ワイマール共和国は、のちに「共和主義者なき共和国」などと言われるようにもなったが、ワイマール憲法そのものに欠陥があったとする説もある。ワイマール憲法は、基本的人権や言論の自由などを認めた非常に民主的な憲法であったが、同時に48条で、国家が危機的状況に陥った時に大統領に国家緊急権という大権を認めていた。つまり国家の緊急事態に際して大統領に、基本的人権を全面的に、あるいは一部を停止することができると規定していた。社会民主党のエーベルト大統領が1925年に亡くなった後、2代目の大統領に就任した保守的な軍人、ヒンデンブルク元帥は、大統領大権によってヒトラーに組閣を命じ、その結果ナチ独裁への道が開かれた。しかし、ワイマール憲法の目指した民主的な理想は、第二次世界大戦後のドイツの憲法である連邦基本法に生かされており、ワイマール共和国100年に当たっては、その失敗から現代の我々も学ぶべきだと主張されている。
ワイマール共和国の初期は、新しい現代大衆文化の開花した時期でもあった。第一次世界大戦後、既成の価値観を破壊しようとするアヴァンギャルドや労働運動と結びついた左翼的な文化活動、ブレヒトの民衆演劇などが注目され、1920年代のベルリンは、パリ、ロンドンに代わる、現代文化の発信地になった。中でも映画や1922年に放送を開始したラジオを中心に、大衆文化が生まれた。20年代半ばから8時間労働制が導入されたことによって労働者たちに余暇が生まれ、余暇を楽しめるようになった。特に映画界は繁栄を極め、1920年代のベルリンは黄金の20年代と呼ばれる。経済が安定するとともにベルリンに次々にデパートが誕生したのもこの時代のことである。しかし、それはあくまでも都市型の消費文化で、農村地帯や保守層から「堕落した都市文化」という反発を招いた。こうした傾向がナチの「退廃文化」という発想につながっていく。デパートの経営者や映画界で活躍した人たち、あるいは他の文化の担い手たちにユダヤ人が多かったことも、関係しているかもしれない。

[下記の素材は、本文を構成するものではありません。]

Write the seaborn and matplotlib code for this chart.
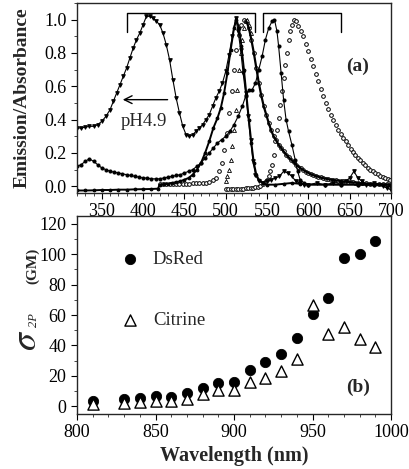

今年2019年はワイマール憲法とワイマール共和国の100周年であると同時に、現在のドイツ連邦共和国の憲法である連邦基本法発布(5月23日)70周年記念の年でもある。民主的な憲法を持つだけでは民主主義は守れない。旧西ドイツのブラント元首相が唱えた「戦う民主主義」が、今こそ必要だということを実感している。